Now, a new administration will have to deal with the fallout of Trump’s actions and their effect on the redistricting process as well. Gathering the census data is one thing. Analyzing it and preparing it for delivery to the states for purposes of congressional apportionment is another. It’s unclear what the Biden administration will find at the Bureau when it evaluates the aftermath of the Trump administation’s actions.
In an important development this week, Steven Dillingham, Trump’s Director of the Census Bureau, announced his resignation:
Dillingham, who was appointed to lead the agency by President Donald Trump in early 2019 and confirmed by a voice vote in the Senate, was not set to leave the post until the end of this year.
Pressure has been mounting on Dillingham and the bureau, following the Commerce Department Office of Inspector General’s sending a memo last week alleging that he was pressuring bureau employees to rush a technical data report on the number of unauthorized immigrants in the country. After the OIG memo was made public, Dillingham said in a letter that he ordered those involved to “stand down” on that technical report.
Several key Democratic lawmakers told POLITICO last week that Dillingham should resign, or be removed from his post by President-elect Joe Biden, following the OIG report.

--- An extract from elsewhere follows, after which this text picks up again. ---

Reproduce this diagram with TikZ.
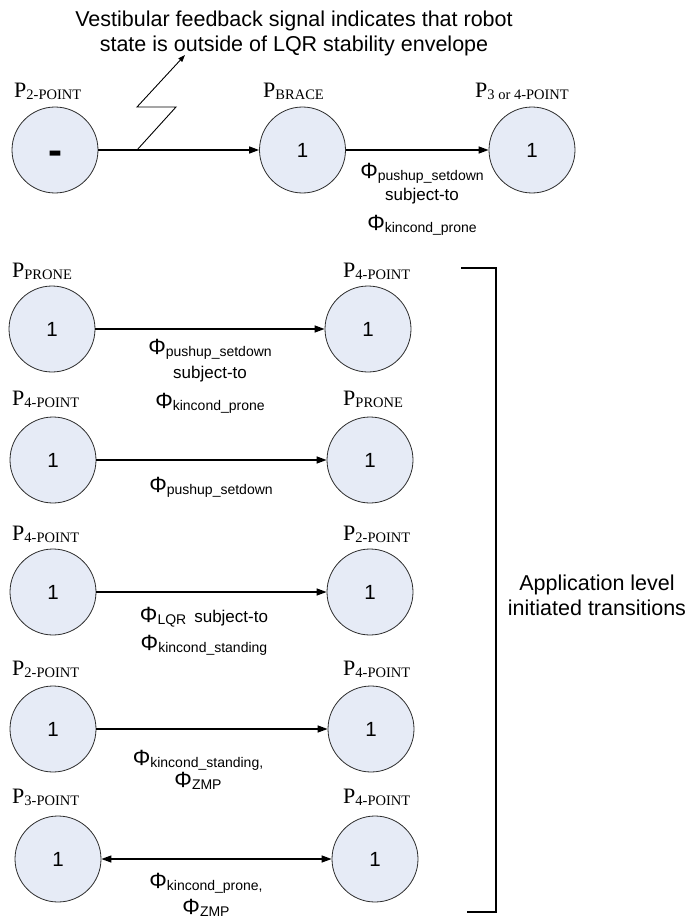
\documentclass[tikz,border=0pt]{standalone}
\usepackage{fontspec}
\setmainfont{Liberation Sans}
\newfontfamily\serifP{Liberation Serif}
\usetikzlibrary{arrows.meta}
\definecolor{statefill}{RGB}{230,235,246}
\definecolor{stateline}{RGB}{45,45,45}
\newcommand{\Plab}[1]{{\serifP\fontsize{22}{22}\selectfont P\raisebox{-2pt}{\fontsize{14.5}{14.5}\selectfont #1}}}
\newcommand{\Phisub}[1]{{\fontsize{22}{22}\selectfont Φ}\raisebox{-2pt}{\fontsize{14}{14}\selectfont #1}}
\tikzset{
  state/.style={circle, draw=stateline, line width=0.8pt, fill=statefill, minimum size=86pt, inner sep=0pt, font=\fontsize{20.5}{20.5}\selectfont},
  trans/.style={line width=1.3pt, -{Triangle[length=10pt,width=7pt]}},
  btrans/.style={line width=1.3pt, {Triangle[length=10pt,width=7pt]}-{Triangle[length=10pt,width=7pt]}},
  plabel/.style={anchor=base west, inner sep=0pt},
  tlabel/.style={anchor=base, align=center, inner sep=0pt, font=\fontsize{17}{24}\selectfont},
  bigtext/.style={anchor=base, align=center, inner sep=0pt, font=\fontsize{21.5}{25}\selectfont}
}
\begin{document}
\begin{tikzpicture}[x=1pt, y=-1pt]
\useasboundingbox (0,0) rectangle (694,923);

% top text (anchor base = last line)
\node[bigtext] (vest) at (294,52) {Vestibular feedback signal indicates that robot\\state is outside of LQR stability envelope};

% top row
\node[state, font=\fontsize{42}{42}\bfseries] (t1) at (55,150) {\raisebox{-14pt}[0pt][0pt]{-}};
\node[state] (t2) at (302.5,150) {1};
\node[state] (t3) at (532,150) {1};
\node[plabel] (lt1) at (14,98) {\Plab{2-POINT}};
\node[plabel] (lt2) at (263,98) {\Plab{BRACE}};
\node[plabel] (lt3) at (475,98) {\Plab{3 or 4-POINT}};
\draw[trans] (t1) -- (t2);
\draw[trans] (t2) -- (t3);
\coordinate (z0) at (137,150);
\coordinate (ztip) at (185,55);
\draw[line width=0.9pt, -{Triangle[length=7pt,width=5pt]}] (z0) -- (176,107) -- (137,107) -- (ztip);
\node[tlabel, font=\fontsize{17}{22}\selectfont] (l0) at (422,230) {\Phisub{pushup\_setdown}\\subject-to\\[8pt]\Phisub{kincond\_prone}};

% row 1
\node[state] (a1) at (52,329) {1};
\node[state] (b1) at (368,329) {1};
\node[plabel] (la1) at (12,277) {\Plab{PRONE}};
\node[plabel] (lb1) at (343,277) {\Plab{4-POINT}};
\draw[trans] (a1) -- (b1);
\node[tlabel] (l1) at (210,408) {\Phisub{pushup\_setdown}\\subject-to\\[6pt]\Phisub{kincond\_prone}};

% row 2
\node[state] (a2) at (53,460) {1};
\node[state] (b2) at (370,460) {1};
\node[plabel] (la2) at (12,405) {\Plab{4-POINT}};
\node[plabel] (lb2) at (343,405) {\Plab{PRONE}};
\draw[trans] (a2) -- (b2);
\node[tlabel] (l2) at (211,492) {\Phisub{pushup\_setdown}};

% row 3
\node[state] (a3) at (53,592) {1};
\node[state] (b3) at (370,592) {1};
\node[plabel] (la3) at (12,540) {\Plab{4-POINT}};
\node[plabel] (lb3) at (343,540) {\Plab{2-POINT}};
\draw[trans] (a3) -- (b3);
\node[tlabel] (l3) at (204,650) {\Phisub{LQR}\hspace{8pt}subject-to\\[4pt]\Phisub{kincond\_standing}};

% row 4
\node[state] (a4) at (53,729) {1};
\node[state] (b4) at (371,729) {1};
\node[plabel] (la4) at (12,675) {\Plab{2-POINT}};
\node[plabel] (lb4) at (343,675) {\Plab{4-POINT}};
\draw[trans] (a4) -- (b4);
\node[tlabel] (l4) at (198,787) {\Phisub{kincond\_standing,}\\[-2pt]\Phisub{ZMP}};

% row 5
\node[state] (a5) at (58,859) {1};
\node[state] (b5) at (375,859) {1};
\node[plabel] (la5) at (12,803) {\Plab{3-POINT}};
\node[plabel] (lb5) at (343,803) {\Plab{4-POINT}};
\draw[btrans] (a5) -- (b5);
\node[tlabel] (l5) at (206,914) {\Phisub{kincond\_prone,}\\[2pt]\Phisub{ZMP}};

% bracket
\coordinate (bt) at (461,268);
\coordinate (bb) at (467,912);
\draw[line width=1.6pt] (bt) -- (496,268) -- (496,912) -- (bb);
\node[bigtext] (app) at (597,615) {Application level\\initiated transitions};
\end{tikzpicture}
\end{document}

Fresh leadership at the Bureau is key — apolitical, experienced leadership who will prioritize the accuracy of the data that will be delivered to the states for apportionment of seats in Congress.
American Progress has outlined some steps the Biden administration can take towards that goal, one of which is assessing the quality of the data gathered thus far. One step Biden can take (and likely will in his first days) will be to rescind Trump’s executive order on the census, forbidding agencies from sharing citizenship data with the Bureau and restoring trust in the process.
With that order, Biden can begin what will be slow but necessary work: rebuilding what the Trump administration broke, and building back better the reputation, morale, and accuracy of the Census Bureau.